━━━ Exercise inputs

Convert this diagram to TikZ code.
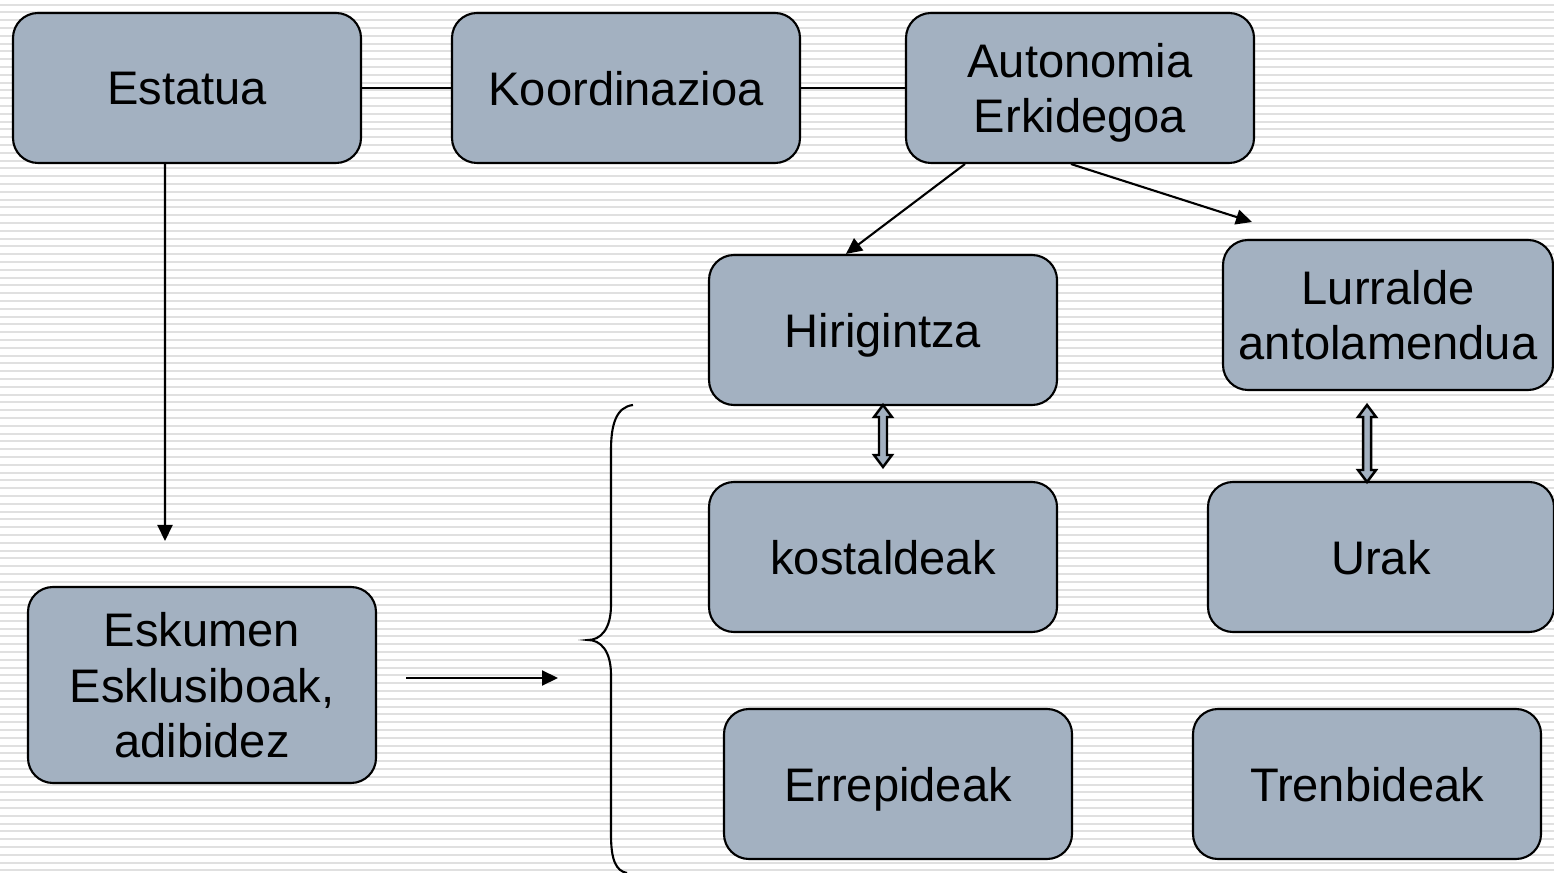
\documentclass[tikz,border=0pt]{standalone}
\usepackage{fontspec}
\setmainfont{Liberation Sans}
\usetikzlibrary{arrows.meta,calc}
\definecolor{boxgray}{RGB}{163,177,193}
\definecolor{stripe}{RGB}{224,224,224}
\newcommand{\updown}[3]{%
  \filldraw[fill=boxgray,draw=black,line width=0.7pt] (#1,#2) -- (#1+0.09,#2-0.12) -- (#1+0.04,#2-0.12)
    -- (#1+0.04,#3+0.12) -- (#1+0.09,#3+0.12) -- (#1,#3) -- (#1-0.09,#3+0.12) -- (#1-0.04,#3+0.12)
    -- (#1-0.04,#2-0.12) -- (#1-0.09,#2-0.12) -- cycle;}

\begin{document}
\begin{tikzpicture}[box/.style={draw,fill=boxgray,rounded corners=0.25cm,line width=0.6pt,
      minimum width=3.48cm,minimum height=1.5cm,align=center,inner sep=0pt,text depth=0pt,
      font=\fontsize{13.4}{15.8}\selectfont},
    link/.style={line width=0.6pt},
    arr/.style={line width=0.6pt,-{Triangle[length=0.16cm,width=0.15cm]}}]
\useasboundingbox (0,0) rectangle (15.54,-8.73);
\fill[white] (0,0) rectangle (15.54,-8.73);
\foreach \k in {0,...,111}
    \draw[stripe,line width=0.55pt] (0,-0.046-0.078*\k) -- (15.54,-0.046-0.078*\k);
    \node[box] (est) at (1.87,-0.88) {Estatua};
    \node[box] (koord) at (6.26,-0.88) {Koordinazioa};
    \node[box] (aut) at (10.80,-0.88) {Autonomia\\Erkidegoa};
    \node[box] (hir) at (8.83,-3.30) {Hirigintza};
    \node[box,minimum width=3.30cm] (lur) at (13.88,-3.15) {Lurralde\\antolamendua};
    \node[box] (kos) at (8.83,-5.57) {kostaldeak};
    \node[box,minimum width=3.46cm] (urak) at (13.81,-5.57) {Urak};
    \node[box,minimum height=1.96cm] (esk) at (2.02,-6.85) {Eskumen\\Esklusiboak,\\adibidez};
    \node[box] (errep) at (8.98,-7.84) {Errepideak};
    \node[box] (tren) at (13.67,-7.84) {Trenbideak};
    \coordinate (estend) at (1.65,-5.41);
    \coordinate (lurtop) at (12.52,-2.22);
    \coordinate (eskfrom) at (4.06,-6.78);
    \coordinate (eskto) at (5.58,-6.78);
    \draw[link] (est) -- (koord);
    \draw[link] (koord) -- (aut);
    \draw[arr] ([xshift=-0.22cm]est.south) -- (estend);
    \draw[arr] ([xshift=0.6cm]aut.south west) -- ([xshift=1.38cm]hir.north west);
    \draw[arr] ([xshift=1.66cm]aut.south west) -- (lurtop);
    \draw[arr] (eskfrom) -- (eskto);
    \updown{8.83}{-4.05}{-4.67}
    \updown{13.67}{-4.05}{-4.82}
    % giltza
    \draw[line width=0.6pt] (6.33,-4.05) .. controls (6.16,-4.07) and (6.11,-4.25) .. (6.11,-4.5)
        -- (6.11,-6.05) .. controls (6.11,-6.30) and (6.00,-6.40) .. (5.88,-6.40)
        .. controls (6.00,-6.40) and (6.11,-6.50) .. (6.11,-6.75)
        -- (6.11,-8.35) .. controls (6.11,-8.60) and (6.16,-8.71) .. (6.27,-8.73);
\end{tikzpicture}
\end{document}
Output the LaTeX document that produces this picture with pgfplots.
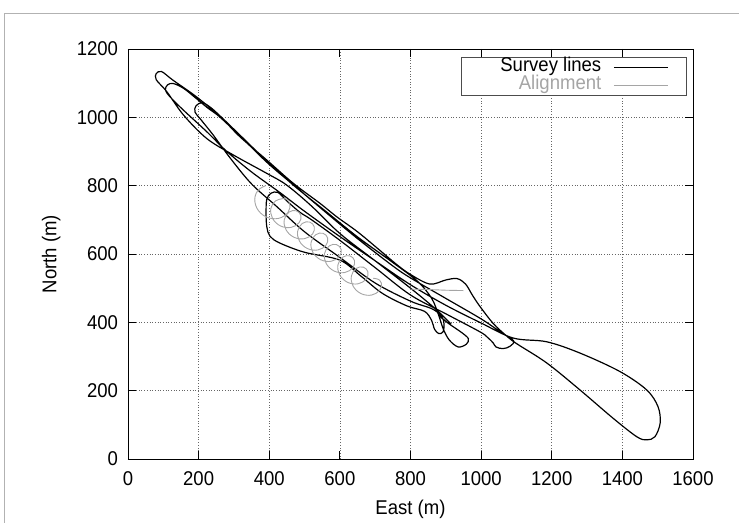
\documentclass[border=0pt]{standalone}
\usepackage{pgfplots}
\pgfplotsset{compat=1.18}
\usepackage{fontspec}
\setmainfont{Liberation Sans}[FakeStretch=0.93]
\definecolor{aligngray}{RGB}{165,165,165}
\newcommand{\myfont}{\fontsize{20}{23}\selectfont}
\begin{document}
\begin{tikzpicture}[font=\myfont]
\useasboundingbox (-128bp,-64bp) rectangle (611bp,459bp);
\begin{axis}[
  at={(0,0)}, anchor=south west,
  scale only axis, width=565bp, height=410bp,
  font=\myfont,
  xmin=0,xmax=1600,ymin=0,ymax=1200,
  xtick={0,200,...,1600}, ytick={0,200,...,1200},
  grid=major,
  grid style={black!60, line width=0.7pt, dash pattern=on 0.7pt off 2pt},
  axis line style={black, line width=0.8pt},
  major tick length=8bp,
  tick style={black, line width=0.8pt},
  tick label style={font=\myfont},
  label style={font=\myfont},
  /pgf/number format/assume math mode=true,
  /pgf/number format/1000 sep={},
  xticklabel style={yshift=-9bp},
  yticklabel style={xshift=-6.5bp},
  xlabel={East (m)}, ylabel={North (m)},
  every axis x label/.style={at={(axis description cs:0.5,-0.122)}, anchor=center},
  every axis y label/.style={at={(axis description cs:-0.136,0.5)}, anchor=center, rotate=90},
  legend style={at={(axis description cs:0.989,0.98)}, anchor=north east, draw=black!70, line width=0.6pt, fill=white, inner xsep=18bp, inner ysep=1bp, column sep=11bp, row sep=0pt, font=\myfont, nodes={inner sep=1bp, text height=12.5bp, text depth=3.5bp}},
  legend cell align=right,
  legend plot pos=right,
  legend image code/.code={\draw[#1] (0bp,0bp) -- (54bp,0bp);},
]
\addplot[black, line width=1.2pt, smooth, tension=0.55] coordinates {
(915,395) (870,440) (800,500) (700,580) (600,660) (520,740) (449,802) (393,836)
(298,890) (223,938) (157,1007) (110,1075) (80,1110) (80,1128) (95,1134) (127,1109)
(194,1060) (261,1002) (317,943) (393,875) (468,807) (544,748) (591,709) (650,665)
(714,610) (760,570) (800,540) (855,512) (900,524) (932,528) (956,512) (975,480)
(997,446) (1034,397) (1070,362) (1100,338) (1186,281) (1280,202) (1374,119) (1441,65)
(1469,56) (1492,65) (1507,105) (1501,153) (1469,202) (1393,256) (1280,310) (1186,343)
(1091,354) (1000,398) (900,450) (800,510) (700,580) (600,651) (500,725) (430,780)
(350,840) (280,900) (223,958) (157,1021) (119,1060) (106,1080) (112,1095) (128,1099)
(157,1085) (190,1058) (225,1028) (261,1000) (330,932) (400,862) (480,792) (560,722)
(650,645) (750,565) (800,530) (900,470) (1000,410) (1060,368) (1092,346) (1082,330)
(1062,323) (1042,328) (1034,340) (1018,356) (997,372) (900,425) (800,480) (700,560)
(600,640) (520,700) (487,722) (450,755) (425,780) (405,778) (393,760) (391,720)
(393,680) (402,652) (430,632) (500,605) (600,582) (660,535) (720,485) (790,448)
(840,432) (860,405) (868,380) (880,367) (892,372) (895,395) (888,418) (860,440)
(800,462) (700,515) (600,590) (500,665) (420,740) (350,805) (290,880) (240,950)
(205,995) (190,1015) (192,1033) (210,1043) (235,1028) (270,995) (320,945) (393,872)
(470,800) (560,725) (650,650) (750,575) (820,520) (860,470) (880,420) (893,380)
(910,348) (935,328) (958,336) (964,352) (945,370) (910,395) (880,420)
};
\addlegendentry{\hspace*{20bp}Survey lines}
\addplot[aligngray, line width=0.9pt, smooth, tension=0.7] coordinates {
(390,800) (366.5,784.2) (359.5,751.8) (376,719.3) (409,703.5) (442,711.1) (458.5,735.3) (451.5,759.4)
(428,760) (409.5,746.2) (404.5,718.8) (419,691.3) (447,677.5) (475,683.1) (489.5,702.3) (484.5,721.4)
(466,727) (447.5,713.2) (442.5,685.8) (457,658.3) (485,644.5) (513,650.1) (527.5,669.3) (522.5,688.4)
(504,694) (485.5,680.2) (480.5,652.8) (495,625.3) (523,611.5) (551,617.1) (565.5,636.3) (560.5,655.4)
(542,661) (523.5,647.2) (518.5,619.8) (533,592.3) (561,578.5) (589,584.1) (603.5,603.3) (598.5,622.4)
(580,628) (561.5,614.2) (556.5,586.8) (571,559.3) (599,545.5) (627,551.1) (641.5,570.3) (636.5,589.4)
(618,595) (599.5,581.2) (594.5,553.8) (609,526.3) (637,512.5) (665,518.1) (679.5,537.3) (674.5,556.4)
(656,562) (637.5,548.2) (632.5,520.8) (647,493.3) (675,479.5) (703,485.1) (717.5,504.3) (712.5,523.4)
(694,529)
};
\addlegendentry{\textcolor{aligngray}{Alignment}}
\addplot[aligngray, line width=0.9pt, smooth, forget plot] coordinates {
(800,497) (850,496) (900,494) (950,493)
};
\end{axis}
\draw[gray!60, line width=0.8pt] (-124bp,-64bp) -- (-124bp,446bp) -- (611bp,446bp);
\end{tikzpicture}
\end{document}
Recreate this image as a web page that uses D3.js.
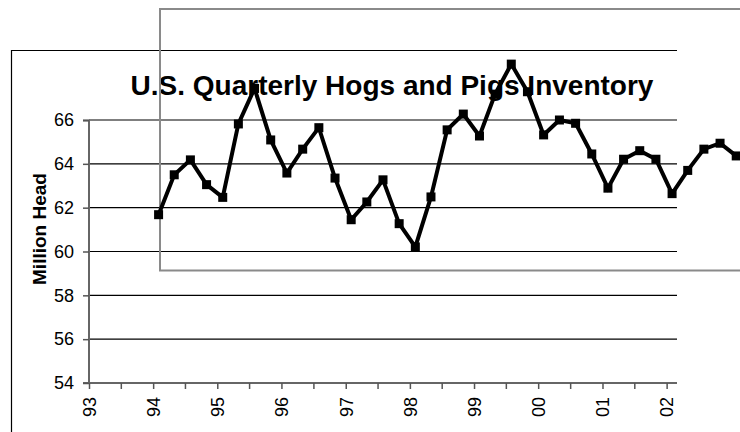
<!DOCTYPE html>
<html>
<head>
<meta charset="utf-8">
<script src="https://cdn.jsdelivr.net/npm/d3@7/dist/d3.min.js"></script>
<style>
  body { margin: 0; background: #fff; }
  svg { display: block; font-family: "Liberation Sans", Arial, sans-serif; }
</style>
</head>
<body>
<div id="chart"></div>
<script>
// quarterly survey months (category positions)
var quarters = [
  "1994-02","1994-05","1994-08","1994-11",
  "1995-02","1995-05","1995-08","1995-11",
  "1996-02","1996-05","1996-08","1996-11",
  "1997-02","1997-05","1997-08","1997-11",
  "1998-02","1998-05","1998-08","1998-11",
  "1999-02","1999-05","1999-08","1999-11",
  "2000-02","2000-05","2000-08","2000-11",
  "2001-02","2001-05","2001-08","2001-11",
  "2002-02","2002-05","2002-08","2002-11",
  "2003-02"
];
// million head
var inventory = [
  61.68, 63.50, 64.18, 63.05,
  62.47, 65.82, 67.44, 65.09,
  63.58, 64.67, 65.65, 63.35,
  61.45, 62.26, 63.27, 61.27,
  60.21, 62.49, 65.55, 66.27,
  65.27, 67.18, 68.55, 67.29,
  65.32, 66.00, 65.85, 64.45,
  62.89, 64.21, 64.60, 64.21,
  62.64, 63.70, 64.67, 64.94,
  64.36
];
var y_ticks = [54, 56, 58, 60, 62, 64, 66];
var x_years = ["1993","1994","1995","1996","1997","1998","1999","2000","2001","2002"];

var parse = d3.timeParse("%Y-%m");
var data = quarters.map(function(q, i){ return {date: parse(q), value: inventory[i]}; });

var svg = d3.select('#chart').append('svg')
    .attr('width', 740)
    .attr('height', 432);

var x_scale = d3.scaleTime()
    .domain([new Date(1993, 0, 1), new Date(2002, 2, 1)])
    .range([89, 677]);
var y_scale = d3.scaleLinear().domain([54, 66]).range([383, 120]);

// outer chart frame (top and left edges showing)
svg.append('path')
    .attr('d', 'M11.5,432 V50.5 H677')
    .attr('fill', 'none')
    .attr('stroke', '#000')
    .attr('stroke-width', 1.2);

// gridlines
svg.append('g').selectAll('line')
    .data(y_ticks.slice(1))
    .enter()
    .append('line')
    .attr('x1', 89).attr('x2', 677)
    .attr('y1', function(d){ return y_scale(d); })
    .attr('y2', function(d){ return y_scale(d); })
    .attr('stroke', '#000')
    .attr('stroke-width', 1.2);

// y axis
var y_axis = d3.axisLeft(y_scale).tickValues(y_ticks).tickSize(6).tickPadding(9);
svg.append('g').attr('class', 'y_axis').attr('transform', 'translate(89,0)').call(y_axis);

// x axis: ticks every half year, labels on the years
var half_years = [];
x_years.forEach(function(y){
  half_years.push(new Date(+y, 0, 1));
  half_years.push(new Date(+y, 6, 1));
});
half_years = half_years.filter(function(d){ return d <= x_scale.domain()[1]; });
var x_axis = d3.axisBottom(x_scale)
    .tickValues(half_years)
    .tickSize(6)
    .tickFormat(function(d){ return d.getMonth() === 0 ? d3.timeFormat('%y')(d) : ''; });
svg.append('g').attr('class', 'x_axis').attr('transform', 'translate(0,383)').call(x_axis);

svg.selectAll('.domain').attr('stroke', '#666').attr('stroke-width', 2);
svg.select('.y_axis .domain').attr('d', 'M-6,120.5H0V383H-6');
svg.select('.x_axis .domain').attr('d', 'M89,0H677');
svg.selectAll('.tick line').attr('stroke', '#555').attr('stroke-width', 1.5);
svg.selectAll('.tick text').style('font-size', '18px').style('font-family', '"Liberation Sans", Arial, sans-serif').attr('fill', '#000');
svg.selectAll('.x_axis .tick text')
    .attr('transform', 'rotate(-90)')
    .attr('text-anchor', 'end')
    .attr('x', -14)
    .attr('y', 0)
    .attr('dy', '0.35em');

// axis title
svg.append('text')
    .attr('transform', 'translate(46,229) rotate(-90)')
    .attr('text-anchor', 'middle')
    .style('font-size', '19px')
    .style('font-weight', 'bold')
    .text('Million Head');

// title
svg.append('text')
    .attr('x', 392)
    .attr('y', 95)
    .attr('text-anchor', 'middle')
    .style('font-size', '28px')
    .style('font-weight', 'bold')
    .text('U.S. Quarterly Hogs and Pigs Inventory');

// stray gray frame
svg.append('path')
    .attr('d', 'M745,9 H160 V270.5 H745')
    .attr('fill', 'none')
    .attr('stroke', '#8a8a8a')
    .attr('stroke-width', 2);

// series
var line = d3.line()
    .x(function(d){ return x_scale(d.date); })
    .y(function(d){ return y_scale(d.value); });
svg.append('path')
    .datum(data)
    .attr('d', line)
    .attr('fill', 'none')
    .attr('stroke', '#000')
    .attr('stroke-width', 4)
    .attr('stroke-linejoin', 'miter');

svg.append('g').selectAll('rect')
    .data(data)
    .enter()
    .append('rect')
    .attr('x', function(d){ return x_scale(d.date) - 4.5; })
    .attr('y', function(d){ return y_scale(d.value) - 4.5; })
    .attr('width', 9)
    .attr('height', 9)
    .attr('fill', '#000');
</script>
</body>
</html>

━━━━━━

● Description of the task
From the first line above through the line containing "-- (#1-0.04,#2-0.12) -- (#1-0.09,#2-0.12)", copy everything exactly, without the pictures.

● Reply to the exercise
Convert this diagram to TikZ code.
\documentclass[tikz,border=0pt]{standalone}
\usepackage{fontspec}
\setmainfont{Liberation Sans}
\usetikzlibrary{arrows.meta,calc}
\definecolor{boxgray}{RGB}{163,177,193}
\definecolor{stripe}{RGB}{224,224,224}
\newcommand{\updown}[3]{%
  \filldraw[fill=boxgray,draw=black,line width=0.7pt] (#1,#2) -- (#1+0.09,#2-0.12) -- (#1+0.04,#2-0.12)
    -- (#1+0.04,#3+0.12) -- (#1+0.09,#3+0.12) -- (#1,#3) -- (#1-0.09,#3+0.12) -- (#1-0.04,#3+0.12)
    -- (#1-0.04,#2-0.12) -- (#1-0.09,#2-0.12) -- cycle;}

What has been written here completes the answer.